The end of the input is signaled for Java on the Mac (and, indeed, on any Unix system) by typing "Control-D" on a new line.

You may also read your input from any text file, e.g. "whosonfirst.txt", with this command:

          $ java WordGen < whosonfirst.txt

This is not specific to Java. This "input redirection" can be used with any program running on Unix system.

When your level 2 analysis is working, change WordGen to support levels of analysis larger than 2. If you have designed the structure well, simply passing longer strings to the Table methods should be sufficient, and you should not need to change any code except in the WordGen class.
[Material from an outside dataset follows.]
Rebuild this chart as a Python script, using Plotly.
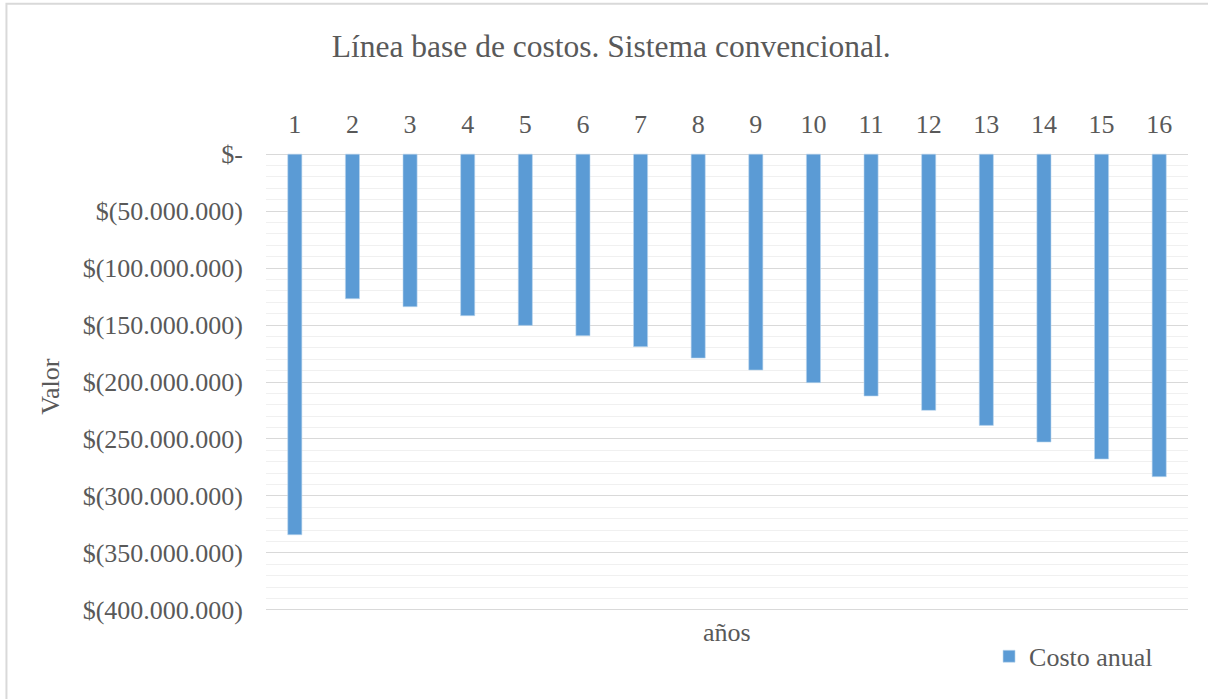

Finally, change your main method to use a command line parameter specifying the level of analysis. You can then, for example, run the program with the command:

          $ java WordGen 5 < whosonfirst.txt

to specify level-5 analysis. Command line options are passed to your main method as an array of strings. You can use the following skeleton code for ensuring that there is at least one argument and for converting the first argument to a string:

          public static void main(String args[]) {
            if (args.length == 0) {
              // no args, so print usage line and do nothing else
              System.out.println("Usage: java WordGen ");
            } else {
              // convert first argument to k
              int k = Integer.parseInt(args[0]);
              // rest of code here
            }
          }

Optional Extension: Word-level Analysis.

Instead of working at the character level, you could work at the word level. Only attempt this after you get the required work finished (and make a backup copy of the character-level analysis). Does this make the results better/worse in any way?

Lab Deliverables

When you are finished with your program, answer the questions from Step 0, and put your answers in your repository's README.md. Your repository should have the files:

	       cs136lab02_wordgen-USERNAME/
                     FrequencyList.java
                     Table.java
                     Wordgen.java
                     README.md
      

Submitting Your Lab

As you complete various milestones, you should commit your changes and push them. Commit early and often. When the deadline arrives, we will retrieve the latest version of your code. If you are confident that you are done, please include "Lab Submission" as the commit message for your final commit. If you later decide that you have more edits to make, it is OK. We will look at the latest commit before the deadline.

We will know that the files are yours because they are in your git repository. Do not include identifying information in the code that you submit. Our goal is to grade the programs anonymously to avoid any bias. However, in your README.md file, please cite any sources of inspiration or collaboration (e.g., conversations with classmates). We take the honor code very seriously, and so should you. Please include the statement "I am the sole author of the work in this repository." In the comments at the top your Java files.

[1] Claude Shannon, "A mathematical theory of communication", Bell System Technical Journal, 1948.